Handling Neumann and Robin boundary conditions in a fictitious domain volume penalization framework

Sakurai et al. (J Comput Phys, 2019) presented a flux-based volume penalization (VP) approach for imposing inhomogeneous Neumann boundary conditions on embedded interfaces. The flux-based VP method modifies the diffusion coefficient of the original elliptic (Poisson) equation and uses a flux-forcing function as a source term in the equation to impose the Neumann boundary conditions. As such, the flux-based VP method can be easily incorporated into existing fictitious domain codes. Sakurai et al. relied on an analytical construction of flux-forcing functions, which limits the practicality of the approach. Because of the analytical approach taken in the prior work, only (spatially) constant flux values on simple interfaces were considered. In this paper, we present a numerical technique for constructing flux-forcing functions for arbitrarily complex boundaries. The imposed flux values are also allowed to vary spatially in our approach. Furthermore, the flux-based VP method is extended to include (spatially varying) Robin boundary conditions, which makes the flux-based VP method even more general.
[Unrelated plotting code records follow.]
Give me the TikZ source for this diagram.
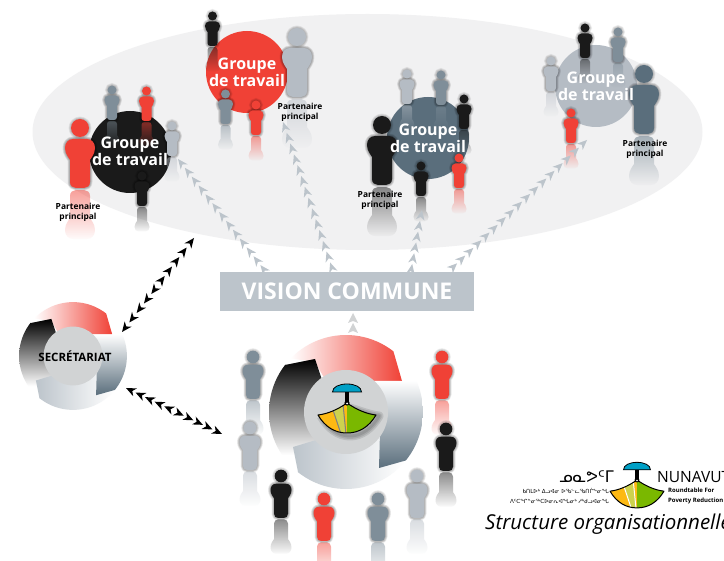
\documentclass[tikz,border=0pt]{standalone}
\usepackage{fontspec}
\setmainfont{Open Sans}
\newfontfamily\syl{DejaVu Sans}
\usetikzlibrary{fadings,decorations.markings,shadings}
\definecolor{cred}{HTML}{F04136}
\definecolor{cblk}{HTML}{1A1A1A}
\definecolor{cgry}{HTML}{7F8E99}
\definecolor{clgt}{HTML}{B5BCC4}
\definecolor{cdrk}{HTML}{5A6E7C}
\definecolor{cbar}{HTML}{BCC4CB}
\definecolor{cin}{HTML}{D1D3D4}
\definecolor{cell}{HTML}{F1F1F2}
\definecolor{lyel}{HTML}{FDB913}
\definecolor{llgt}{HTML}{CDD24F}
\definecolor{lgrn}{HTML}{7AB800}
\definecolor{lblu}{HTML}{00A0C6}
\tikzfading[name=reflect,top color=transparent!50,bottom color=transparent!98]
\newcommand\BodyPath{(-3.5,5.5) -- (3.5,5.5) .. controls (6,5.5) and (7.5,7.5) .. (7.5,10) .. controls (7.5,13) and (5.5,15) .. (5,16) -- (5,27) .. controls (5,29) and (3.5,30) .. (2,30) -- (-2,30) .. controls (-3.5,30) and (-5,29) .. (-5,27) -- (-5,16) .. controls (-5.5,15) and (-7.5,13) .. (-7.5,10) .. controls (-7.5,7.5) and (-6,5.5) .. (-3.5,5.5) -- cycle}
\newcommand\RefPath{(-3.5,55.5) -- (3.5,55.5) .. controls (6,55.5) and (7.5,53.5) .. (7.5,51) .. controls (7.5,48) and (5.5,46) .. (5,45) -- (5,34) .. controls (5,32) and (3.5,31) .. (2,31) -- (-2,31) .. controls (-3.5,31) and (-5,32) .. (-5,34) -- (-5,45) .. controls (-5.5,46) and (-7.5,48) .. (-7.5,51) .. controls (-7.5,53.5) and (-6,55.5) .. (-3.5,55.5) -- cycle}
% x, y (head centre), scale, colour
\newcommand\Person[4]{\begin{scope}[shift={(#1,#2)},scale=#3]
  \fill[#4,path fading=reflect] \RefPath;
  \foreach \w in {5,4,3,2,1}{
    \draw[black,opacity=.07,line width=\w pt,line join=round] \BodyPath;
    \draw[black,opacity=.05,line width=\w pt] (0,0) circle[radius=4.5];}
  \fill[#4] \BodyPath;
  \fill[#4] (0,0) circle[radius=4.5];
\end{scope}}
% x, y (top of the fan), scale, stripe colour
\newcommand\Logo[4]{\begin{scope}[shift={(#1,#2)},scale=#3]
  \fill[lgrn] (0,0) .. controls (10,7) and (20,11) .. (29,12) .. controls (22,24) and (12,30) .. (0,30) .. controls (-12,30) and (-22,24) .. (-29,12) .. controls (-20,11) and (-10,7) .. (0,0) -- cycle;
  \begin{scope}
    \clip (0,0) .. controls (-10,7) and (-20,11) .. (-29,12) .. controls (-22,24) and (-12,30) .. (0,30) -- cycle;
    \fill[lyel] (-30,0) rectangle (0,31);
    \fill[llgt] (-14,6) -- (-4,1) -- (-1,31) -- (-6,31) -- cycle;
    \draw[#4,line width=1pt] (-14,7) -- (-6,31);
    \draw[#4,line width=1pt] (-4,1) -- (-1,31);
  \end{scope}
  \draw[black,line width=1pt,line join=round] (0,0) .. controls (10,7) and (20,11) .. (29,12) .. controls (22,24) and (12,30) .. (0,30) .. controls (-12,30) and (-22,24) .. (-29,12) .. controls (-20,11) and (-10,7) .. (0,0) -- cycle;
  \fill[black] (-2,-11) rectangle (2,0);
  \fill[black] (0,0) circle[radius=2.6];
  \fill[white] (0,0.5) circle[radius=1];
  \filldraw[fill=lblu,draw=black,line width=.8pt] (-14.5,-11) .. controls (-14.5,-16) and (-8,-19) .. (0,-19) .. controls (8,-19) and (14.5,-16) .. (14.5,-11) -- cycle;
\end{scope}}
% x, y (centre), scale
\newcommand\Wheel[3]{\begin{scope}[shift={(#1,#2)},scale=#3]
  \shade[left color=white,right color=cred] plot[domain=224:308,samples=25] ({77*cos(\x)},{77*sin(\x)}) -- (56,-31) -- (-20,-31) -- (-31,-50) -- cycle;
  \shade[top color=black,bottom color=white] (-31,-53) -- (-61,-47) -- plot[domain=218:146,samples=20] ({77*cos(\x)},{77*sin(\x)}) -- (-20,43) -- (-20,-20) -- cycle;
  \shade[left color=cbar,right color=white] (-53,35) -- (-48,60) -- plot[domain=129:41,samples=25] ({77*cos(\x)},{77*sin(\x)}) -- (33,25) -- (-20,25) -- cycle;
  \shade[top color=white,bottom color=cdrk] (20,-31) -- (70,-31) -- plot[domain=-24:39,samples=20] ({77*cos(\x)},{77*sin(\x)}) -- (33,56) -- (34,20) -- cycle;
  \fill[cin] (0,0) circle[radius=42];
\end{scope}}
\tikzset{
  x=1pt,y=-1pt,
  grp/.style={circle,minimum size=82pt,inner sep=0pt,draw=none},
  grplabel/.style={text=white,font=\fontsize{16}{17}\selectfont\bfseries,align=center,inner sep=0pt},
  partner/.style={text=black,font=\fontsize{8.4}{10}\selectfont\bfseries,align=center,inner sep=0pt},
  chevgrey/.style={postaction={decorate,decoration={markings,mark=between positions 0 and 1 step #1pt with {\fill[cbar] (0,0) -- (10pt,4.3pt) -- (7pt,0) -- (10pt,-4.3pt) -- cycle;}}}},
  chevlite/.style={postaction={decorate,decoration={markings,mark=between positions 0 and 1 step #1pt with {\fill[cin] (0,0) -- (10pt,5pt) -- (8pt,0) -- (10pt,-5pt) -- cycle;}}}},
  chevblack/.style={postaction={decorate,decoration={markings,mark=between positions 0 and 1 step #1pt with {\fill[black] (0,0) -- (10pt,4.3pt) -- (7pt,0) -- (10pt,-4.3pt) -- cycle;}}}},
}
\begin{document}
\begin{tikzpicture}
\useasboundingbox (0,0) rectangle (724,561);
\clip (0,0) rectangle (724,561);
\fill[white] (0,0) rectangle (724,561);
\fill[cell] (367.5,132) ellipse[x radius=335,y radius=118];
% group discs
\node[grp,fill=cblk] (g1) at (130,152) {};
\node[grp,fill=cred] (g2) at (247,72) {};
\node[grp,fill=cdrk] (g3) at (428,138) {};
\node[grp,fill=clgt] (g4) at (596,86) {};
% grey connectors
\node[fill=cbar,minimum width=254pt,minimum height=39pt,inner sep=0pt,text=white,font=\fontsize{23}{23}\selectfont\bfseries] (vision) at (347,291.5) {VISION COMMUNE};
\coordinate (t1) at (178,159);
\coordinate (t2) at (283,122);
\coordinate (t3) at (422,210);
\coordinate (t4) at (587,140);
\coordinate (s1) at (265,271);
\coordinate (s2) at (333,271);
\coordinate (s3) at (411,271);
\coordinate (s4) at (449,271);
% people
\Person{80}{128}{2}{cred}
\Person{112}{90}{1}{cgry}
\Person{146.5}{91}{1}{cred}
\Person{172}{126}{1}{clgt}
\Person{142}{176}{1}{cblk}
\Person{212.5}{16}{1}{cblk}
\Person{297}{37}{2}{clgt}
\Person{225.5}{94}{1}{cgry}
\Person{256}{105}{1}{cred}
\Person{382}{125}{2}{cblk}
\Person{407}{74}{1}{clgt}
\Person{441}{75}{1}{cgry}
\Person{464}{99}{1}{cblk}
\Person{421}{166}{1}{cblk}
\Person{459}{158}{1}{cred}
\Person{585}{28}{1}{cblk}
\Person{618}{32}{1}{cgry}
\Person{551}{61}{1}{clgt}
\Person{571}{113}{1}{cred}
\Person{644}{74}{2}{cdrk}
\path[chevgrey=11.2] (t1) -- (s1);
\path[chevgrey=11.4] (t2) -- (s2);
\path[chevgrey=11] (t3) -- (s3);
\path[chevgrey=11.2] (t4) -- (s4);
% labels
\node[grplabel] (lg1) at (130,151) {Groupe\\de travail};
\node[grplabel] (lg2) at (247,72) {Groupe\\de travail};
\node[grplabel] (lg3) at (428,138) {Groupe\\de travail};
\node[grplabel] (lg4) at (596,86) {Groupe\\de travail};
\node[partner] (p1) at (78,212) {Partenaire\\principal};
\node[partner] (p2) at (300,112.5) {Partenaire\\principal};
\node[partner] (p3) at (380,200) {Partenaire\\principal};
\node[partner] (p4) at (645,149) {Partenaire\\principal};
% wheels
\Wheel{346}{412}{1}
\Wheel{73}{356}{.7}
\node[text=black,font=\fontsize{11.5}{12}\selectfont\bfseries,inner sep=0pt] (sec) at (75,356.5) {SECRÉTARIAT};
\foreach \w in {9,6,3}{\draw[black,opacity=.10,line width=\w pt,line join=round] (350,408) .. controls (360,411) and (370,415) .. (379,416) .. controls (372,428) and (362,436) .. (350,436) .. controls (338,436) and (328,428) .. (321,416);}
\Logo{347}{403}{1}{gray}
% up arrow, black connectors
\coordinate (up) at (353,313);
\coordinate (upb) at (353,331);
\path[chevlite=10] (up) -- (upb);
\coordinate (b1a) at (122,332);
\coordinate (b1m) at (157,286.5);
\coordinate (b1n) at (159,283.5);
\coordinate (b1b) at (194,238);
\coordinate (b2a) at (126,388);
\coordinate (b2m) at (172,410);
\coordinate (b2n) at (176,412);
\coordinate (b2b) at (222,434);
\path[chevblack=12] (b1a) -- (b1m);
\path[chevblack=12] (b1b) -- (b1n);
\path[chevblack=10.6] (b2a) -- (b2m);
\path[chevblack=10.6] (b2b) -- (b2n);
% people round the large wheel
\Person{253}{357}{1.4}{cgry}
\Person{442}{357}{1.4}{cred}
\Person{250}{428}{1.4}{clgt}
\Person{446}{429}{1.4}{cblk}
\Person{281}{476}{1.4}{cblk}
\Person{417}{476}{1.4}{clgt}
\Person{324}{499}{1.4}{cred}
\Person{378}{499}{1.4}{cgry}
% logo at the bottom right
\Logo{637}{480}{.93}{white}
\node[anchor=west,inner sep=0pt,font=\fontsize{15.5}{16}\selectfont] (nun) at (657,477) {NUNAVUT};
\node[anchor=west,inner sep=0pt,align=left,font=\fontsize{6}{9.5}\selectfont\bfseries] (rt) at (668,496) {Roundtable For\\Poverty Reduction};
\node[anchor=east,inner sep=0pt,font=\syl\fontsize{16}{16}\selectfont] (s0) at (614,477) {ᓄᓇᕗᑦᒥ};
\node[anchor=east,inner sep=0pt,align=right,font=\syl\fontsize{5.6}{9.5}\selectfont] (s1t) at (609,496) {ᑲᑎᒪᐅᒃ ᐃᓗᐊᓂ ᐅᖃᓪᓚᖃᑎᒌᖕᓂᖓ\\ᐱᑦᑕᖏᓐᓂᖅᑕᐅᓂᕆᐊᖓᓂᒃ ᓱᒃᑯᓗᐊᓂᖓ};
\node[anchor=base west,inner sep=0pt,font=\fontsize{20.5}{21}\selectfont\itshape] (st) at (485,530) {Structure organisationnelle};
\end{tikzpicture}
\end{document}
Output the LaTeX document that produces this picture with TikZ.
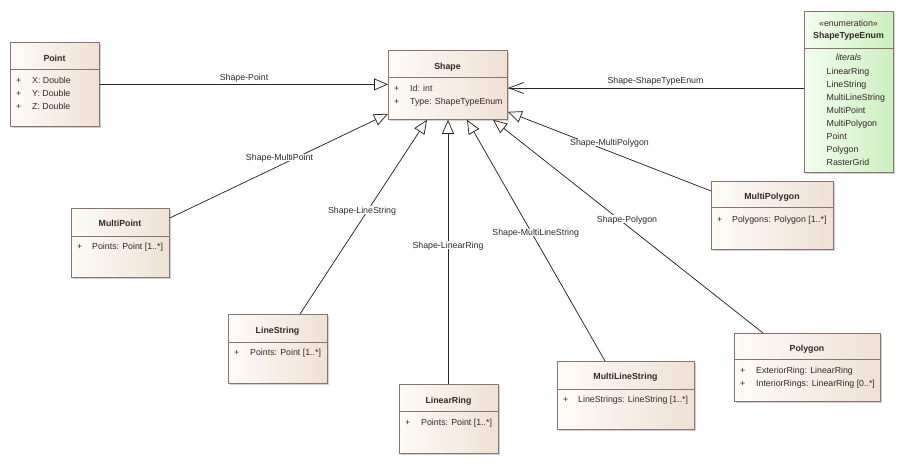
\documentclass[tikz,border=0pt]{standalone}
\usepackage{fontspec}
\setmainfont{Liberation Sans}
\usetikzlibrary{arrows.meta,calc,shadows}
\definecolor{bordc}{RGB}{138,115,112}
\definecolor{fillL}{RGB}{254,251,248}
\definecolor{fillR}{RGB}{238,225,212}
\definecolor{grnL}{RGB}{243,253,239}
\definecolor{grnR}{RGB}{204,239,192}
\definecolor{txtc}{RGB}{52,40,40}
\tikzset{
  cls/.style={draw=bordc, line width=0.8pt, left color=fillL, right color=fillR,
    anchor=north west, inner sep=0pt,
    drop shadow={shadow xshift=2pt, shadow yshift=-2pt, fill=black, opacity=0.18}},
  enumcls/.style={cls, left color=grnL, right color=grnR},
  divider/.style={draw=bordc, line width=0.8pt},
  txt/.style={inner sep=0pt, text height=6.3pt, text depth=0pt, text=txtc,
    font=\fontsize{8.8}{10}\selectfont},
  ttl/.style={txt, font=\fontsize{8.8}{10}\selectfont\bfseries},
  lbl/.style={txt, fill=white, inner sep=0.6pt},
  conn/.style={draw=black!85, line width=0.75pt},
  gen/.style={conn, -{Triangle[length=14pt,width=12pt,fill=fillL]}},
  nav/.style={conn, -{Straight Barb[length=15pt,width=11pt,line width=0.75pt]}}
}
\begin{document}
\begin{tikzpicture}[x=1pt,y=-1pt]
\useasboundingbox[fill=white] (0,0) rectangle (904,464);

% ---------- class boxes ----------
\node[cls, minimum width=89pt, minimum height=84pt] (point) at (10,42) {};
\node[cls, minimum width=119pt, minimum height=69pt] (shape) at (388,50) {};
\node[enumcls, minimum width=89pt, minimum height=161pt] (enum) at (804,11) {};
\node[cls, minimum width=98pt, minimum height=69pt] (mpoint) at (71,208) {};
\node[cls, minimum width=99pt, minimum height=69pt] (lstr) at (228,314) {};
\node[cls, minimum width=99pt, minimum height=69pt] (lring) at (399,384) {};
\node[cls, minimum width=137pt, minimum height=68pt] (mls) at (557,361) {};
\node[cls, minimum width=146pt, minimum height=68pt] (poly) at (734,333) {};
\node[cls, minimum width=122pt, minimum height=68pt] (mpoly) at (711,181) {};

% ---------- dividers ----------
\draw[divider] ($(point.north west)+(0,27)$) -- ($(point.north east)+(0,27)$);
\draw[divider] ($(shape.north west)+(0,27)$) -- ($(shape.north east)+(0,27)$);
\draw[divider] ($(enum.north west)+(0,37)$) -- ($(enum.north east)+(0,37)$);
\draw[divider] ($(mpoint.north west)+(0,28)$) -- ($(mpoint.north east)+(0,28)$);
\draw[divider] ($(lstr.north west)+(0,28)$) -- ($(lstr.north east)+(0,28)$);
\draw[divider] ($(lring.north west)+(0,27)$) -- ($(lring.north east)+(0,27)$);
\draw[divider] ($(mls.north west)+(0,28)$) -- ($(mls.north east)+(0,28)$);
\draw[divider] ($(poly.north west)+(0,26)$) -- ($(poly.north east)+(0,26)$);
\draw[divider] ($(mpoly.north west)+(0,26)$) -- ($(mpoly.north east)+(0,26)$);

% ---------- Point ----------
\node[ttl] (pointT) at (54.5,58) {Point};
\node[txt, anchor=west] (pointA1p) at (16,80.5) {+};
\node[txt, anchor=west] (pointA1) at (32,80.5) {X: Double};
\node[txt, anchor=west] (pointA2p) at (16,93) {+};
\node[txt, anchor=west] (pointA2) at (32,93) {Y: Double};
\node[txt, anchor=west] (pointA3p) at (16,106) {+};
\node[txt, anchor=west] (pointA3) at (32,106) {Z: Double};

% ---------- Shape ----------
\node[ttl] (shapeT) at (447.5,66) {Shape};
\node[txt, anchor=west] (shapeA1p) at (394,88.3) {+};
\node[txt, anchor=west] (shapeA1) at (410,88.3) {Id: int};
\node[txt, anchor=west] (shapeA2p) at (394,101) {+};
\node[txt, anchor=west] (shapeA2) at (410,101) {Type: ShapeTypeEnum};

% ---------- ShapeTypeEnum ----------
\node[txt] (enumS) at (848.5,23.3) {«enumeration»};
\node[ttl] (enumT) at (848.5,35.7) {ShapeTypeEnum};
\node[txt, font=\fontsize{8.8}{10}\selectfont\itshape] (enumL) at (848.5,57.7) {literals};
\node[txt, anchor=west] (e1) at (826.5,71) {LinearRing};
\node[txt, anchor=west] (e2) at (826.5,84) {LineString};
\node[txt, anchor=west] (e3) at (826.5,97) {MultiLineString};
\node[txt, anchor=west] (e4) at (826.5,110) {MultiPoint};
\node[txt, anchor=west] (e5) at (826.5,123) {MultiPolygon};
\node[txt, anchor=west] (e6) at (826.5,136) {Point};
\node[txt, anchor=west] (e7) at (826.5,149) {Polygon};
\node[txt, anchor=west] (e8) at (826.5,162) {RasterGrid};

% ---------- MultiPoint ----------
\node[ttl] (mpointT) at (120,223) {MultiPoint};
\node[txt, anchor=west] (mpointAp) at (77,246) {+};
\node[txt, anchor=west] (mpointA) at (92,246) {Points: Point [1..*]};

% ---------- LineString ----------
\node[ttl] (lstrT) at (277.5,330) {LineString};
\node[txt, anchor=west] (lstrAp) at (234,352) {+};
\node[txt, anchor=west] (lstrA) at (250,352) {Points: Point [1..*]};

% ---------- LinearRing ----------
\node[ttl] (lringT) at (448.5,400) {LinearRing};
\node[txt, anchor=west] (lringAp) at (405,422) {+};
\node[txt, anchor=west] (lringA) at (421,422) {Points: Point [1..*]};

% ---------- MultiLineString ----------
\node[ttl] (mlsT) at (625.5,376) {MultiLineString};
\node[txt, anchor=west] (mlsAp) at (563,399) {+};
\node[txt, anchor=west] (mlsA) at (578,399) {LineStrings: LineString [1..*]};

% ---------- Polygon ----------
\node[ttl] (polyT) at (807,348) {Polygon};
\node[txt, anchor=west] (polyA1p) at (740,370) {+};
\node[txt, anchor=west] (polyA1) at (756,370) {ExteriorRing: LinearRing};
\node[txt, anchor=west] (polyA2p) at (740,383) {+};
\node[txt, anchor=west] (polyA2) at (756,383) {InteriorRings: LinearRing [0..*]};

% ---------- MultiPolygon ----------
\node[ttl] (mpolyT) at (772,196) {MultiPolygon};
\node[txt, anchor=west] (mpolyAp) at (717,219) {+};
\node[txt, anchor=west] (mpolyA) at (732,219) {Polygons: Polygon [1..*]};

% ---------- connectors ----------
\draw[gen] (point.east) -- (point.east -| shape.west);
\coordinate (enumP) at ($(enum.north west)+(0,77)$);
\draw[nav] (enumP) -- (enumP -| shape.east);
\draw[gen] ($(mpoint.north east)+(0,10)$) -- ($(shape.south west)+(0,-6)$);
\draw[gen] ($(lstr.north west)+(72,0)$) -- ($(shape.south west)+(39,0)$);
\coordinate (lringP) at ($(lring.north west)+(49,0)$);
\draw[gen] (lringP) -- (lringP |- shape.south);
\draw[gen] ($(mls.north west)+(48,0)$) -- ($(shape.south west)+(79,0)$);
\draw[gen] ($(poly.north west)+(29,0)$) -- ($(shape.south west)+(105,0)$);
\draw[gen] ($(mpoly.north west)+(0,10)$) -- ($(shape.south east)+(0,-8)$);

% ---------- connector labels ----------
\node[txt] (lPoint) at (244,77.3) {Shape-Point};
\node[txt] (lEnum) at (655.5,80.3) {Shape-ShapeTypeEnum};
\node[lbl] (lMPoint) at (279.5,157.7) {Shape-MultiPoint};
\node[lbl] (lLStr) at (362,210) {Shape-LineString};
\node[lbl] (lLRing) at (448,245) {Shape-LinearRing};
\node[lbl] (lMLS) at (535.7,232.7) {Shape-MultiLineString};
\node[lbl] (lMPoly) at (609.5,142.7) {Shape-MultiPolygon};
\node[lbl] (lPoly) at (627,219) {Shape-Polygon};
\end{tikzpicture}
\end{document}
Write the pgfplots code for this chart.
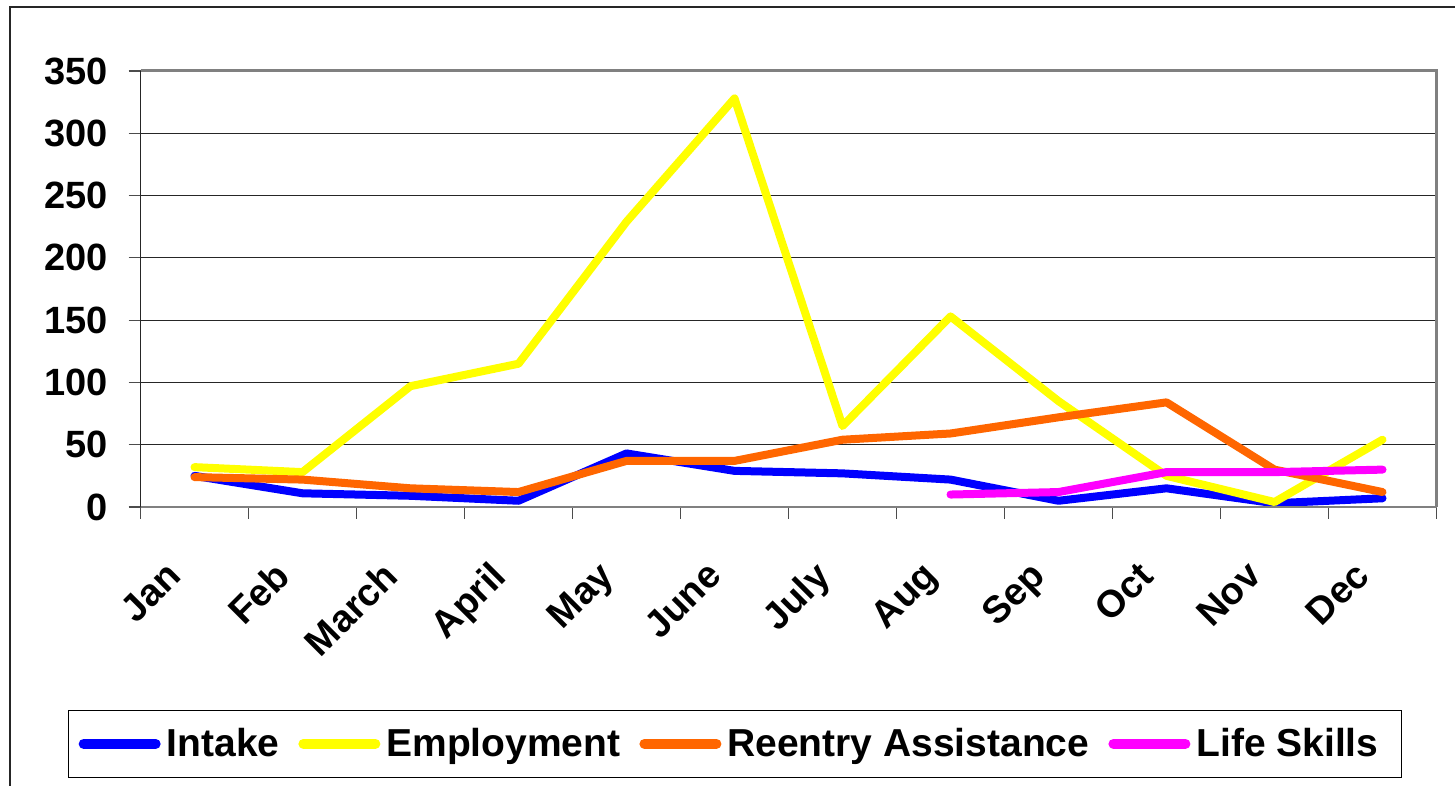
\documentclass[border=0pt]{standalone}
\usepackage{fontspec}
\setmainfont{Liberation Sans}
\usepackage{pgfplots}
\pgfplotsset{compat=1.18}
\definecolor{cIntake}{RGB}{0,0,255}
\definecolor{cEmp}{RGB}{255,255,0}
\definecolor{cRe}{RGB}{255,102,0}
\definecolor{cLife}{RGB}{255,0,255}
\begin{document}
\begin{tikzpicture}
\useasboundingbox (0,0) rectangle (727.5pt,393pt);
\draw[black!85, line width=0.8pt] (5pt,0pt) -- (5pt,389.5pt) -- (727.5pt,389.5pt);
\begin{axis}[
  at={(70.25pt,139.5pt)}, anchor=south west,
  width=648pt, height=218pt, scale only axis,
  xmin=0.5, xmax=12.5, ymin=0, ymax=350,
  xtick={1,...,12},
  xticklabels={Jan,Feb,March,April,May,June,July,Aug,Sep,Oct,Nov,Dec},
  minor xtick={0.5,1.5,...,12.5},
  major x tick style={draw=none},
  minor tick length=6pt,
  major tick length=6pt,
  tick align=outside,
  tick pos=left,
  ytick={0,50,...,350},
  ymajorgrids,
  grid style={black!85, line width=0.5pt},
  axis line style={draw=none},
  tick style={black!70, line width=0.6pt},
  /pgf/number format/assume math mode=true,
  tick label style={font=\fontsize{19}{22}\selectfont\bfseries},
  yticklabel style={anchor=east, inner sep=0pt, xshift=-10pt},
  xticklabel style={xshift=-15pt, yshift=-20pt, rotate=45, anchor=north east, inner sep=0pt},
  legend style={at={(axis description cs:-0.0559,-0.6216)}, anchor=south west,
    draw=black, line width=0.6pt, fill=white, legend columns=4,
    inner xsep=5pt, inner ysep=6pt,
    font=\fontsize{19.5}{22}\selectfont\bfseries,
    /tikz/every odd column/.append style={column sep=3pt},
    /tikz/every even column/.append style={column sep=9.5pt},
    nodes={inner xsep=0pt, inner ysep=3pt}},
  legend image code/.code={\draw[#1, line cap=round, line width=5pt] (0pt,0pt) -- (36pt,0pt);},
  every axis plot/.append style={line width=4pt, line join=round, line cap=round},
  after end axis/.code={
    \draw[black!85, line width=0.8pt] (rel axis cs:0,0) -- (rel axis cs:0,1);
    \draw[black!50, line width=1pt] (rel axis cs:0,0) -- (rel axis cs:1,0);
    \draw[black!50, line width=1.5pt] (rel axis cs:0,1) -- (rel axis cs:1,1) -- (rel axis cs:1,0);
  },
]
\addplot[cIntake] coordinates {(1,25)(2,11)(3,9)(4,5)(5,43)(6,29)(7,27)(8,22)(9,5)(10,15)(11,3)(12,7)};
\addlegendentry{Intake}
\addplot[cEmp] coordinates {(1,32)(2,28)(3,97)(4,115)(5,229)(6,328)(7,65)(8,153)(9,85)(10,25)(11,4)(12,54)};
\addlegendentry{Employment}
\addplot[cRe] coordinates {(1,24)(2,22)(3,15)(4,12)(5,37)(6,37)(7,54)(8,59)(9,72)(10,84)(11,30)(12,12)};
\addlegendentry{Reentry Assistance}
\addplot[cLife] coordinates {(8,10)(9,12)(10,28)(11,28)(12,30)};
\addlegendentry{Life Skills\hspace*{6.5pt}}
\end{axis}
\end{tikzpicture}
\end{document}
We consider several two- and three-dimensional test examples to access the spatial accuracy of the numerical solutions. The method is also used to simulate flux-driven thermal convection in a concentric annular domain. We formally derive the flux-based volume penalized Poisson equation satisfying Neumann/Robin boundary condition in strong form; such a derivation was not presented in Sakurai et al., where the equation first appeared for the Neumann problem. The derivation reveals that the flux-based VP approach relies on a surface delta function to impose inhomogeneous Neumann/Robin boundary conditions. However, explicit construction of the delta function is not necessary for the flux-based VP method, which makes it different from other diffuse domain equations presented in the literature.